214 drawings, sketches, and photos of altogether 16 projects will be shown for nearly three weeks at the MAK Exhibition Hall; most prominent among them is the Stone House, an architectural icon and the architects still uncompleted private house on Lake Ossiach in Carinthia. Domenig donated major sections of his graphic works to the Republic of Austria in return for the support given to his Günther Domenig Stone House Private Foundation. The architects long-standing relationship with the MAK of more than 20 years eventually was the reason that these holdings came to the museum as a permanent loan.

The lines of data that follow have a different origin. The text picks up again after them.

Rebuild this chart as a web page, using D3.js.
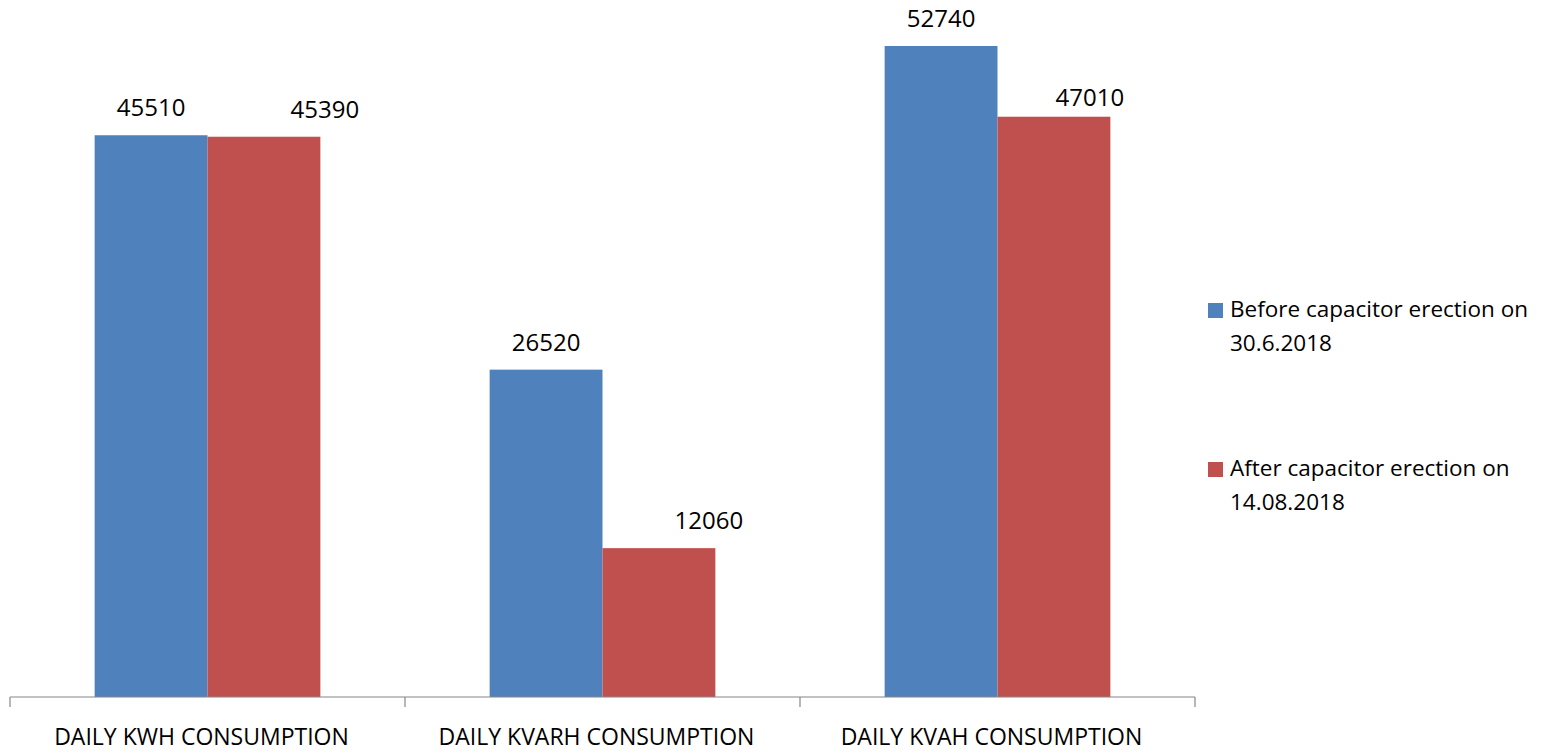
<!DOCTYPE html>
<html>
<head>
<meta charset="utf-8">
<script src="https://cdn.jsdelivr.net/npm/d3@7"></script>
<style>
  body { margin: 0; background: #fff; }
  text { font-family: "Open Sans", sans-serif; fill: #000; }
</style>
</head>
<body>
<svg id="chart" width="1558" height="753"></svg>
<script>
// data
const categories = ["DAILY KWH CONSUMPTION", "DAILY KVARH CONSUMPTION", "DAILY KVAH CONSUMPTION"];
const seriesNames = ["Before capacitor erection on 30.6.2018", "After capacitor erection on 14.08.2018"];
const legendLines = [["Before capacitor erection on", "30.6.2018"], ["After capacitor erection on", "14.08.2018"]];
const beforeValues = [45510, 26520, 52740];
const afterValues = [45390, 12060, 47010];
const colors = ["#4F81BD", "#C0504D"];

// the "after" labels were dragged by hand in the original, nudge them the same way
const labelNudge = [
  [[0, 0], [0, 0], [0, 0]],
  [[61, 0], [50, 0], [36, 8]]
];

const svg = d3.select("#chart");
const margin = { left: 10, right: 363, top: 46, bottom: 56 };
const W = 1558, H = 753;
const baseY = H - margin.bottom; // 697

const x0 = d3.scaleBand()
  .domain(categories)
  .range([margin.left, W - margin.right])
  .paddingInner(0).paddingOuter(0);

// gap width 150%: half a gap (0.75 bar) on each side of the pair
const x1 = d3.scaleBand()
  .domain([0, 1])
  .range([0, x0.bandwidth()])
  .paddingInner(0)
  .paddingOuter(0.75);

const y = d3.scaleLinear()
  .domain([0, d3.max(beforeValues.concat(afterValues))])
  .range([baseY, margin.top]);

const rows = categories.map((c, i) => ({ cat: c, i, vals: [beforeValues[i], afterValues[i]] }));

const groups = svg.selectAll("g.grp")
  .data(rows)
  .join("g")
  .attr("class", "grp")
  .attr("transform", d => `translate(${x0(d.cat)},0)`);

groups.selectAll("rect")
  .data(d => d.vals.map((v, k) => ({ v, k, i: d.i })))
  .join("rect")
  .attr("x", d => x1(d.k))
  .attr("width", x1.bandwidth())
  .attr("y", d => y(d.v))
  .attr("height", d => baseY - y(d.v))
  .attr("fill", d => colors[d.k]);

groups.selectAll("text.lbl")
  .data(d => d.vals.map((v, k) => ({ v, k, i: d.i })))
  .join("text")
  .attr("class", "lbl")
  .attr("x", d => x1(d.k) + x1.bandwidth() / 2 + labelNudge[d.k][d.i][0])
  .attr("y", d => y(d.v) - 19 + labelNudge[d.k][d.i][1])
  .attr("text-anchor", "middle")
  .attr("font-size", 24)
  .text(d => d.v);

// x axis
const xAxis = svg.append("g").attr("transform", `translate(0,${baseY})`);
xAxis.append("line")
  .attr("x1", margin.left).attr("x2", W - margin.right)
  .attr("stroke", "#868686").attr("stroke-width", 1.2);
const tickXs = categories.map(c => x0(c)).concat([x0(categories[categories.length - 1]) + x0.bandwidth()]);
xAxis.selectAll("line.tick")
  .data(tickXs)
  .join("line")
  .attr("class", "tick")
  .attr("x1", d => d).attr("x2", d => d)
  .attr("y1", 0).attr("y2", 10)
  .attr("stroke", "#868686").attr("stroke-width", 1.2);
xAxis.selectAll("text")
  .data(categories)
  .join("text")
  .attr("x", d => x0(d) + x0.bandwidth() / 2 - 6)
  .attr("y", 48)
  .attr("text-anchor", "middle")
  .attr("font-size", 23)
  .text(d => d);

// legend
const legend = svg.append("g").attr("transform", "translate(1208,0)");
const legendTop = [303, 462];
seriesNames.forEach((name, i) => {
  const g = legend.append("g").attr("transform", `translate(0,${legendTop[i]})`);
  g.append("rect").attr("width", 15).attr("height", 15).attr("fill", colors[i]);
  const t = g.append("text").attr("x", 22).attr("y", 14).attr("font-size", 22.5);
  legendLines[i].forEach((ln, j) => {
    t.append("tspan").attr("x", 22).attr("dy", j === 0 ? 0 : 34).text(ln);
  });
});
</script>
</body>
</html>
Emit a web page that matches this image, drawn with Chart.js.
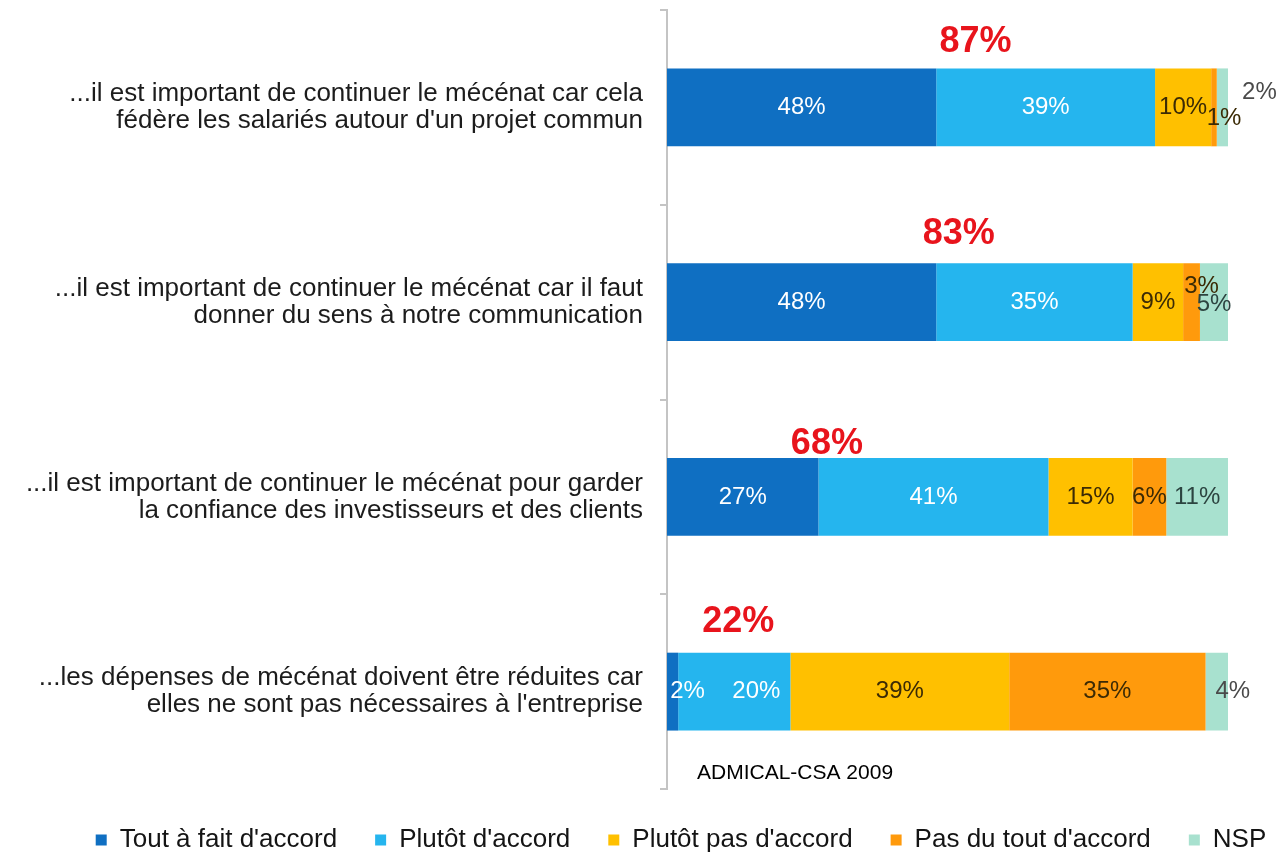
<!DOCTYPE html>
<html lang="fr">
<head>
<meta charset="utf-8">
<title>Mécénat – ADMICAL-CSA 2009</title>
<script src="https://cdn.jsdelivr.net/npm/chart.js@4.4.1/dist/chart.umd.min.js"></script>
<style>
  html, body { margin: 0; padding: 0; background: #fff; }
  #wrap { width: 1280px; height: 855px; }
</style>
</head>
<body>
<div id="wrap"><canvas id="mecenatChart" width="1280" height="855"></canvas></div>
<script>
// Données (en %)
const categories = [
  ['...il est important de continuer le mécénat car cela', 'fédère les salariés autour d\'un projet commun'],
  ['...il est important de continuer le mécénat car il faut', 'donner du sens à notre communication'],
  ['...il est important de continuer le mécénat pour garder', 'la confiance des investisseurs et des clients'],
  ['...les dépenses de mécénat doivent être réduites car', 'elles ne sont pas nécessaires à l\'entreprise']
];
const seriesNames = ['Tout à fait d\'accord', 'Plutôt d\'accord', 'Plutôt pas d\'accord', 'Pas du tout d\'accord', 'NSP'];
const toutAFait = [48, 48, 27, 2];
const plutot    = [39, 35, 41, 20];
const plutotPas = [10, 9, 15, 39];
const pasDuTout = [1, 3, 6, 35];
const nsp       = [2, 5, 11, 4];
const sourceNote = 'ADMICAL-CSA 2009';

const FONT = '"Liberation Sans", Arial, Helvetica, sans-serif';
const seriesColors = ['#0f6fc2', '#25b5ee', '#ffc000', '#ff9a0c', '#a8e1cf'];
const labelColors = ['#ffffff', '#ffffff', '#3b2a05', '#3b2a05', '#2c4440'];

// Décalages manuels des étiquettes trop serrées (px) : 'dataset,index'
const labelShift = {
  '3,0': [10, 11], '4,0': [37, -15],
  '3,1': [10, -16], '4,1': [0, 2],
  '0,3': [15, 0], '1,3': [22, 0], '4,3': [16, 0]
};
const outsideLabels = ['4,0', '4,3'];

// Total "d'accord" en rouge au-dessus des barres
const totalAnchor = [55, 52, 28.5, 12.7];
const totalLift = [26, 29, 14, 31];

const segmentLabels = {
  id: 'segmentLabels',
  afterDatasetsDraw(chart) {
    const ctx = chart.ctx;
    ctx.save();
    ctx.font = '24px ' + FONT;
    ctx.textAlign = 'center';
    ctx.textBaseline = 'middle';
    chart.data.datasets.forEach((ds, di) => {
      const meta = chart.getDatasetMeta(di);
      meta.data.forEach((bar, i) => {
        const key = di + ',' + i;
        const shift = labelShift[key] || [0, 0];
        const cx = (bar.x + bar.base) / 2 + shift[0];
        ctx.fillStyle = outsideLabels.includes(key) ? '#4a4a4a' : labelColors[di];
        ctx.fillText(ds.data[i] + '%', cx, bar.y + shift[1]);
      });
    });

    // totaux rouges
    const meta0 = chart.getDatasetMeta(0);
    ctx.font = 'bold 36px ' + FONT;
    ctx.fillStyle = '#e8141c';
    meta0.data.forEach((bar, i) => {
      const total = toutAFait[i] + plutot[i];
      const x = chart.scales.x.getPixelForValue(totalAnchor[i]);
      const y = bar.y - bar.height / 2 - totalLift[i];
      ctx.fillText(total + '%', x, y);
    });
    ctx.restore();
  },
  afterDraw(chart) {
    const ctx = chart.ctx;
    const area = chart.chartArea;
    ctx.save();
    ctx.font = '21px ' + FONT;
    ctx.fillStyle = '#000';
    ctx.textBaseline = 'middle';
    ctx.fillText(sourceNote, area.left + 30, area.bottom - 16);
    ctx.restore();
  },
  afterLayout(chart) {
    // recaler la légende comme sur l'original
    const lg = chart.legend;
    lg.left += 41; lg.right += 41;
  }
};

const seriesValues = [toutAFait, plutot, plutotPas, pasDuTout, nsp];

new Chart(document.getElementById('mecenatChart'), {
  type: 'bar',
  data: {
    labels: categories,
    datasets: seriesValues.map((vals, k) => ({
      label: seriesNames[k],
      data: vals,
      backgroundColor: seriesColors[k],
      borderWidth: 0,
      barPercentage: 0.4,
      categoryPercentage: 1
    }))
  },
  options: {
    indexAxis: 'y',
    responsive: false,
    animation: false,
    layout: { padding: { top: 10, right: 0, bottom: -8, left: 0 } },
    plugins: {
      legend: {
        position: 'bottom',
        labels: {
          boxWidth: 11,
          boxHeight: 11,
          padding: 38,
          color: '#141414',
          font: { family: FONT, size: 26 }
        }
      },
      tooltip: { enabled: false }
    },
    scales: {
      // 100 % arrive à x≈1228 ; la marge droite est laissée dans l'échelle
      x: { stacked: true, min: 0, max: 109.27, display: false },
      y: {
        stacked: true,
        afterFit(scale) {
          scale.width = 667;
          scale.paddingTop = 0;
          scale.paddingBottom = 0;
        },
        border: { display: true, color: '#c4c4c4', width: 2 },
        grid: { drawOnChartArea: false, drawTicks: true, tickLength: 7, color: '#c4c4c4', lineWidth: 2 },
        ticks: {
          color: '#1c1c1c',
          padding: 17,
          font: { family: FONT, size: 26, lineHeight: 1.04 }
        }
      }
    }
  },
  plugins: [segmentLabels]
});
</script>
</body>
</html>
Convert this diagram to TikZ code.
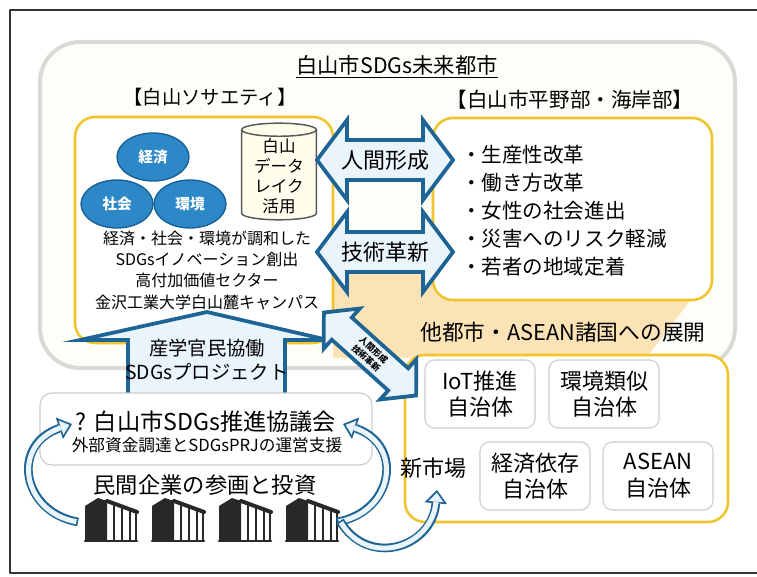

Curator Peter Noever, Director MAK
In addition, the MAK show features sketches and design drawings for two Humanic shoe stores in Alserstraße and Meidlinger Hauptstraße, Vienna (both 1980), for "Eiszeit Wien" (1977), the Bibliothèque de France (1989), the Graz University of Technology (1983, Lessingstraße extension building), for Funder Works 2, St. Veit an der Glan, Carinthia (1987-1988, conversion of the showrooms), for the 1993 Carinthian Provincial Exhibition at Hüttenberg and Knappenberg, for the "Pennermantel" ("Coat for the Homeless"), for the Center of Law, Social Sciences, and Economy of Karl-Franzens-University Graz (1985), for the WIFI Center, St. Pölten, Lower Austria (1997, extension and conversion), for the Rio Ebro Hydropower Plant, Xerta, Spain (1998), and label designs for the Graz Opera House (1999).